In this month’s installment of “Remember When,” we look back at our issue from April 1-7, 1976, when an article titled “Jewish V.P. candidate in 25 years foreseen” ran on the front page.
At the 1976 biennial convention of the national Jewish Welfare Board, Rear Adm. Bertram W. Korn, a member of the U.S. Navy’s Chaplain Corps, stood up and predicted that the United States would have a Jewish vice presidential candidate within the next 25 years.
Citing historical trends upon which he based his prediction, Korn, who served as the rabbi of Reform Congregation Keneseth Israel in the Philadelphia area, said, “Two Jews serving as U.S. senators in the period before the Civil War, followed by two Jews serving at the same time on the U.S. Supreme Court prior to World War II, and two Jews serving simultaneously in the president’s cabinet during the Kennedy administration, foreshadow the ultimate political achievement of equality of Jews.”
Korn, the first Jewish chaplain in American history to reach two-star rank in one of the branches of the U.S. armed forces, added that, “No other American religious or ethnic community gave more generously to help its own new people. No other religious or ethnic community in the world has given more to help its refugees and victims abroad than American Jewry. Our neighbors know that American Jews are an easy touch for every good cause. We will continue to share our substance with Jews anywhere who need help and with all non-Jews who are in want.”

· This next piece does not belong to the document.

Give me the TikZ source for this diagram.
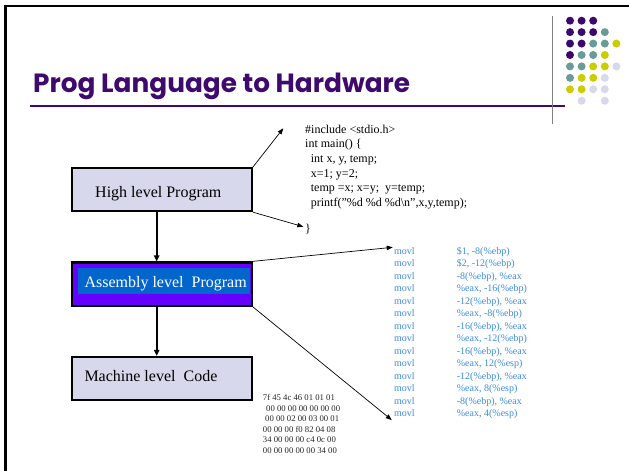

It turns out that Korn, whose son Bertram (Benyamin) “Buddy” Korn, served as executive editor of the Philadelphia Jewish Exponent, which is owned by Mid-Atlantic Media, the same company that owns and publishes the Washington Jewish Week, from 1994 to 1997, was spot-on in his prediction.
In August 2000, 24 years after Korn’s prediction, Vice President Al Gore chose U.S. Sen. Joe Lieberman as his running mate for the 2000 presidential election. Lieberman, who passed away in March 2024, was an Orthodox Jew who was proud of his faith and spoke about it openly and often. His selection as Gore’s vice presidential running mate made him the first Jewish member of a major presidential ticket.
Although the Gore-Lieberman ticket ended up falling short after a prolonged legal battle focusing on Florida’s 25 electoral votes, the historic choice of Lieberman as a vice presidential candidate galvanized the American Jewish community. As it happens, it also proved Korn’s bold declaration in 1976 to be prophetic.